JAY: But on the whole, maybe a good thing in the final analysis for Venezuela.

WILPERT: Yes, I certainly think so.

JAY: In a kind of practical way, in terms of what Chavez and the government are trying to achieve in reforms in Venezuela, why were these constitutional measures needed anyway? Like, what are some real examples of what they couldn’t do because of the constitution or because of the existing laws? What was blocking them?

WILPERT: Well, certainly the limit on reelection was an important one for Chavez, I think, because he does not think that he can pass; he can carry out this transition to 21st century socialism in the remaining five years that he has in office, so that was an important one. Another one I already mentioned was: the land reform needed change on a constitutional level.

JAY: The final analysis, then, the really most significant pieces of this in a practical way seem to be the term-limit issue and the issue of the emergency powers, and to that Venezuelans have so far said no.

WILPERT: The state of emergency issue I don’t think was ever that big an issue. It was something that was added by the National Assembly, and then it was relegated to the second block, in other words, if people really didn’t like it, they could still vote against that and still vote for the majority of Chavez’s proposals. So I think it was more of an afterthought. The ones that were really important to Chavez were the ones that he had originally proposed, and certainly central bank autonomy was part of that, and the reelection was certainly a part of that. And then there was this whole aspect of creating what they call a popular power, which would have given constitutional rank, essentially, to the communal councils. Now, the communal counsels already exist, But they would have been tremendously strengthened through this constitutional reform.

JAY: Just for full transparency, it was a secret ballot, so you don’t have to answer this. But how did you vote?

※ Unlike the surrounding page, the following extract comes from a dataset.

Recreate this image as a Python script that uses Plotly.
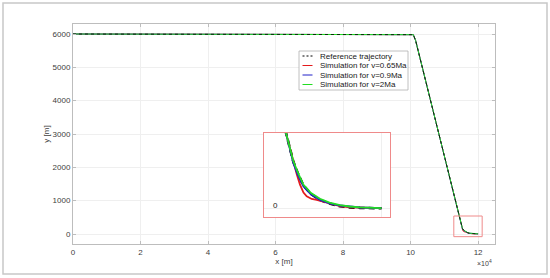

WILPERT: I supported the first batch, which included Chavez’s proposal, and I was opposed to the second batch, precisely, because it included the controversial state of emergency provision and also made it more difficult to launch citizen-initiated referenda, to increase the signature requirements for such referenda.

JAY: Right. So you voted for eliminating term limits. You voted against the emergency laws. And also it actually is an important question: why did they raise the bar for a citizen-initiated referendum as such, and sometimes quite dramatically, from 10 per cent to 30 per cent? I mean, to some extent trying to make some of these impossible.

WILPERT: Yes, I think it would have made them practically impossible. The rationale? I think here in Venezuela there’s very little experience with those kinds of referenda. There’s been only one real citizen-initiated referendum. And so people coming from California like myself, who’s lived there for awhile, know a little bit more, I think, about how that works. And here they saw the referenda as being something that should be enabled, but it shouldn’t be too easy, because then it would be abused. And I think there would have been other ways to prevent abuse than increasing the number of signatures. So that’s the only method that they could come up with, and they figured that having these too often would be too expensive for the government.

JAY: Do you think a lesson of modesty will be learned from this?

WILPERT: Yes. I think, there is going to be a lot of reflection in the pro-Chavez camp, and they will probably think of it more systematically as to how to convey the changes that they want to introduce. And if something similar is going to be tried in the future, they will probably try to do it with more consideration and giving people more time for debate.